For those of you who know me, and all I've been through. You'll remember the first 4 kittens I took inside my home around November 2003. One(Patches) was placed immediately, and one(Teddy) is with us today. Two of them, Gadget and Hunter, went to live with my sister in the neighborhood I grew up in. She promised to keep them indoors, and being my sister, I believed her. This was back in May 2004. Later this year, not long afterwards, I'm visiting her and find out she keeps them outdoors because they 'sprayed' everywhere in her house. She volunteered at the local SPCA in which she should have got a cheap neuter offer. They offered to spay her puppy(why she got this, heaven knows), and she denied.

Anyway, during one visit my boyfriend noticed this huge lump on Gadget, and with a gentle touch it exploded into pus that never seemed to end. She took him to the vet sometime after, got his meds .. let the cat back outside in which he never came back inside so she could give them to him.

To cut a long story short, one day she found him underneathe her new boyfriends car, skinny to the bone. She called me at 8 p.m. to tell me, and I scolded her(i'm a mean sister) and told her I'd be there at 8 a.m. the next morning to bring him to MY vet(I love him so much). Sadly, he died one hour later. I highly suspect poison or similar because he was not in such a condition shortly before that.. Things like that do not happen overnight without some reason. I found out also, Hunter was missing.. And still missing to this day. AND a neighbors dog and puppies were poisoned.

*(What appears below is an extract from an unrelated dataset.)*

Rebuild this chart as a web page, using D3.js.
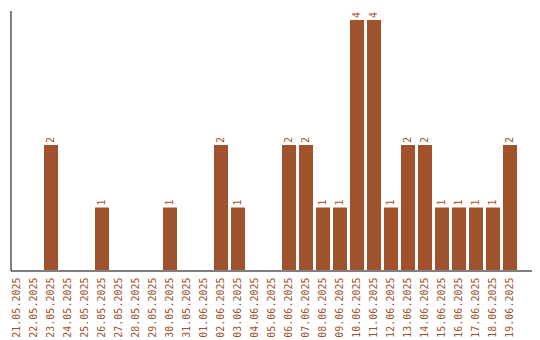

Since I raised them from kittens and wrongfully gave them to my sister, they both now reside at the Rainbow Bridge. Leaving Teddy still here with me, and I pray now that I did the right thing with Patches and that she still lives.

I really beat myself up with this, believing it was my fault.


----------



## MA (Mar 30, 2004)

Anoir, how tragic and you put so much of your time and love for those kitties. Don't blame yourself over and over. It will eat away at you. Thoughts of both of those precious cats being at the Bridge should comfort you. You are such a kind and caring person that took them in the first time.


----------



## HAILEY (Jan 23, 2005)

SOO SAD. POOR LITTLE ANGELS.


----------